Monday, January 19, 2009

...so did they listen to any of the other songs?

I rediscovered a great cd at work last night. Here and there I've mentioned that Steve Wariner is one of my favorite singers from the 1980s, even though a lot of his music isn't the more traditional stuff I like. His career had a brief resurgence of sorts in the late 1990s, as he wrote two No. 1 hits, Clint Black's "Nothin' But the Taillights" and "Garth Brooks' "Longneck Bottle," on which he also played acoustic guitar. He also had a surprise No. 1 hit as a singer with the Anita Cochran duet "What If I Said." Because of all this, Steve eventually got himself a record deal with Capitol Nashville in 1997 and "Holes In the Floor Of Heaven," the first single off his first Capitol album, Burnin' the Roadhouse Down, eventually went to No. 2.

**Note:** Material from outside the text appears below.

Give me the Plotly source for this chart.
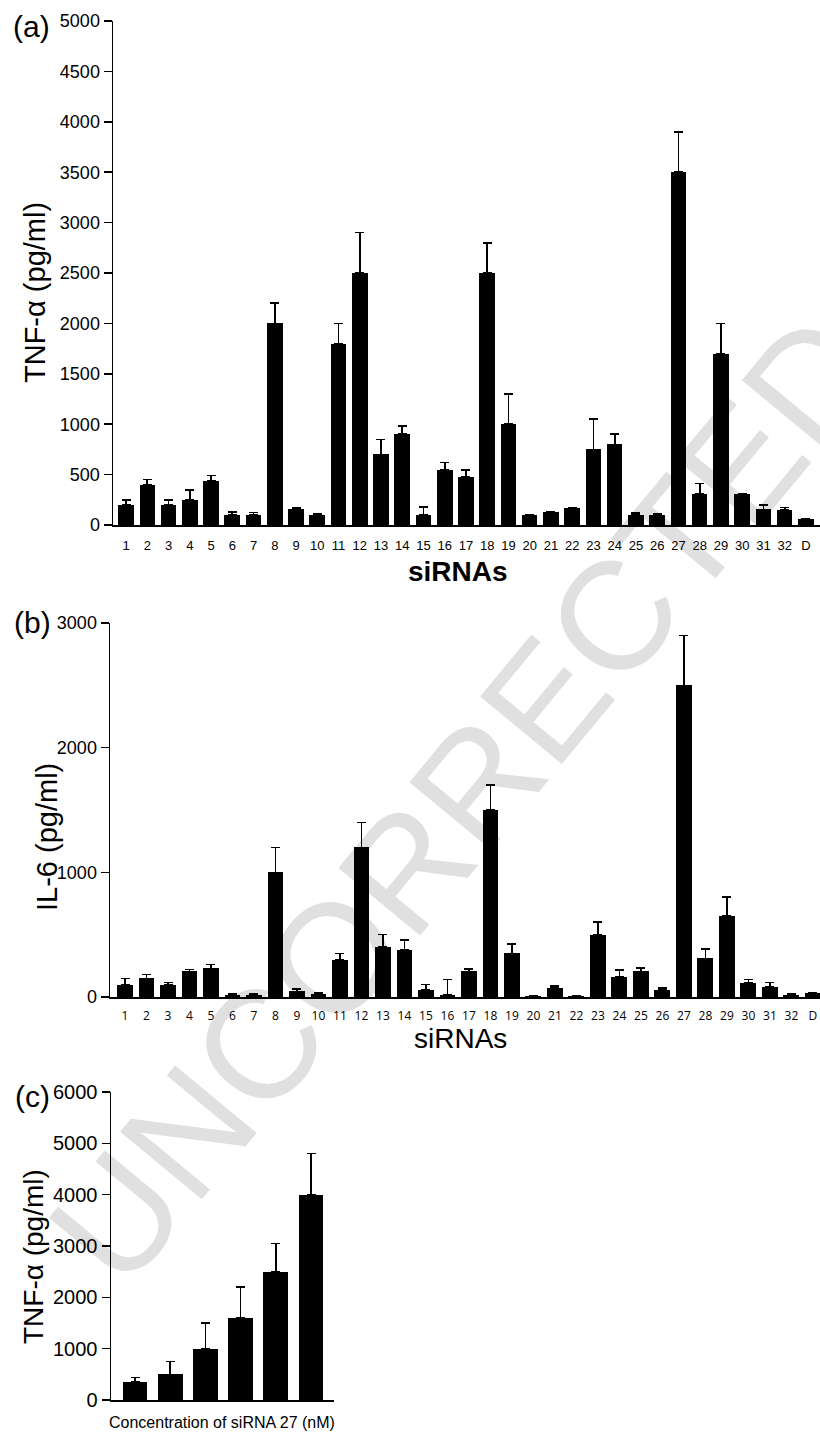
import plotly.graph_objects as go

W, H = 820, 1432

# ---------------- data ----------------
sirna_labels = [str(i) for i in range(1, 33)] + ["D"]

tnf_a = [200, 400, 200, 250, 440, 100, 100, 2000, 155, 100, 1800, 2500, 700, 900,
         100, 550, 480, 2500, 1000, 100, 125, 165, 750, 800, 100, 100, 3500, 310,
         1700, 305, 155, 150, 55]
tnf_a_err = [50, 50, 50, 100, 50, 30, 25, 200, 12, 10, 200, 400, 150, 80,
             80, 70, 65, 300, 300, 5, 5, 5, 300, 100, 18, 15, 400, 100,
             300, 5, 45, 25, 3]

il6 = [100, 150, 100, 205, 230, 20, 20, 1000, 45, 25, 300, 1200, 400, 380,
       55, 20, 205, 1500, 350, 10, 75, 10, 500, 160, 205, 55, 2500, 310,
       650, 110, 80, 20, 30]
il6_err = [50, 30, 15, 15, 30, 5, 8, 200, 20, 12, 50, 200, 100, 75,
           45, 120, 20, 200, 75, 3, 15, 3, 100, 55, 28, 15, 400, 75,
           150, 32, 35, 5, 5]

conc_steps = [1, 2, 3, 4, 5, 6]
tnf_conc = [350, 500, 1000, 1600, 2500, 4000]
tnf_conc_err = [90, 250, 500, 600, 550, 800]

watermark_text = "UNCORRECTED PROOF"

# ---------------- helpers ----------------
FONT = "Liberation Sans, Arial, sans-serif"


def xdom(left, right):
    return [left / W, right / W]


def ydom(top, bottom):
    return [1 - bottom / H, 1 - top / H]


def px(x):
    return x / W


def py(y):
    return 1 - y / H


def bars(x, y, err, xa, ya, width):
    return go.Bar(
        x=x, y=y, xaxis=xa, yaxis=ya, width=width,
        marker=dict(color="black", line=dict(width=0)),
        error_y=dict(type="data", array=err, arrayminus=[0] * len(err),
                     symmetric=False, color="black", thickness=1.6, width=4.5),
        hoverinfo="x+y",
    )


fig = go.Figure()
fig.add_trace(bars(sirna_labels, tnf_a, tnf_a_err, "x", "y", 0.73))
fig.add_trace(bars(sirna_labels, il6, il6_err, "x2", "y2", 0.74))
fig.add_trace(bars(conc_steps, tnf_conc, tnf_conc_err, "x3", "y3", 0.70))

yax = dict(showgrid=False, zeroline=False, showline=True, linecolor="black",
           linewidth=1.5, ticks="outside", ticklen=8, tickwidth=1.5,
           tickcolor="black", tickfont=dict(family=FONT, size=18, color="black"),
           fixedrange=True, automargin=False)
xax = dict(showgrid=False, zeroline=False, showline=True, linecolor="black",
           linewidth=1.5, ticks="", fixedrange=True, automargin=False)

fig.update_layout(
    width=W, height=H,
    margin=dict(l=0, r=0, t=0, b=0, autoexpand=False),
    paper_bgcolor="white", plot_bgcolor="white",
    showlegend=False,
    bargap=0,
    font=dict(family=FONT, color="black"),
    # panel (a)
    xaxis=dict(xax, domain=xdom(113, 820), anchor="y", type="category",
               range=[-0.612, 32.66], tickfont=dict(family=FONT, size=13),
               ticklabelstandoff=8),
    yaxis=dict(yax, domain=ydom(21, 525), anchor="x", range=[0, 5000],
               dtick=500, tick0=0),
    # panel (b)
    xaxis2=dict(xax, domain=xdom(110, 820), anchor="y2", type="category",
                range=[-0.698, 32.33],
                tickfont=dict(family="Open Sans, sans-serif", size=12),
                ticklabelstandoff=7),
    yaxis2=dict(yax, domain=ydom(623, 997), anchor="x2", range=[0, 3000],
                dtick=1000, tick0=0),
    # panel (c)
    xaxis3=dict(xax, domain=xdom(111, 334), anchor="y3", range=[0.318, 6.653],
                showticklabels=False),
    yaxis3=dict(yax, domain=ydom(1092, 1400), anchor="x3", range=[0, 6000],
                dtick=1000, tick0=0, tickfont=dict(family=FONT, size=20, color="black")),
)

ann = []
# proof watermark (moved beneath the bars after drawing)
ann.append(dict(text=watermark_text, x=px(652), y=py(572),
                xref="paper", yref="paper", showarrow=False,
                xanchor="center", yanchor="middle", textangle=-50.4,
                font=dict(family=FONT, size=154, color="#e0e0e0")))
# panel letters
for txt, x, y in [("(a)", 31, 27), ("(b)", 32, 622), ("(c)", 32, 1096)]:
    ann.append(dict(text=txt, x=px(x), y=py(y), xref="paper", yref="paper",
                    showarrow=False, xanchor="center", yanchor="middle",
                    font=dict(family=FONT, size=30, color="black")))
# y-axis titles
for txt, x, y, s in [("TNF-\u03b1 (pg/ml)", 35, 293, 29),
                     ("IL-6 (pg/ml)", 47, 837, 29),
                     ("TNF-\u03b1 (pg/ml)", 33, 1257, 28)]:
    ann.append(dict(text=txt, x=px(x), y=py(y), xref="paper", yref="paper",
                    showarrow=False, xanchor="center", yanchor="middle",
                    textangle=-90, font=dict(family=FONT, size=s, color="black")))
# x-axis titles
ann.append(dict(text="<b>siRNAs</b>", x=px(458), y=py(571), xref="paper", yref="paper",
                showarrow=False, xanchor="center", yanchor="middle",
                font=dict(family=FONT, size=28, color="black")))
ann.append(dict(text="siRNAs", x=px(460), y=py(1038), xref="paper", yref="paper",
                showarrow=False, xanchor="center", yanchor="middle",
                font=dict(family=FONT, size=28, color="black")))
ann.append(dict(text="Concentration of siRNA 27 (nM)", x=px(222), y=py(1422),
                xref="paper", yref="paper", showarrow=False,
                xanchor="center", yanchor="middle",
                font=dict(family=FONT, size=16, color="black")))
fig.update_layout(annotations=ann)

post = """
document.body.style.margin = '0';
document.body.style.overflow = 'hidden';
var gd = document.getElementById('{plot_id}');
var mainSvg = gd.querySelector('svg.main-svg');
var cart = mainSvg ? mainSvg.querySelector('g.cartesianlayer') : null;
gd.querySelectorAll('g.annotation').forEach(function (a) {
    if (a.textContent.indexOf('UNCORRECTED') >= 0 && cart) {
        cart.parentNode.insertBefore(a, cart);
    }
});
"""

fig.write_html("out.html", post_script=post,
               config={"displayModeBar": False, "staticPlot": True})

Now, here's what I don't get. If you read the reviews at that Amazon link, most of them only mention that one big song. And I'm like, did you people even bother to listen to the rest of the cd? I daresay that was not only the best thing Steve Wariner has ever recorded, it was also arguably one of the best country albums of the 1990s, period. From the more guitar-driven country rock ("Road Trippin'"), and sultry love songs ("Love Me Like You Love Me"), to some good old heartbreak songs ("A Six Pack Ago," "Big Ol' Empty House") and even a little western swing in the title track — a duet with Garth Brooks — that was just an all-around GREAT cd, one I still can't recommend highly enough even more than a decade after its release. Granted, I liked "Holes In The Floor Of Heaven," but I still thought it was a shame that song overshadowed the other great material on that cd. Oh, well. As they say, there's no accounting for taste...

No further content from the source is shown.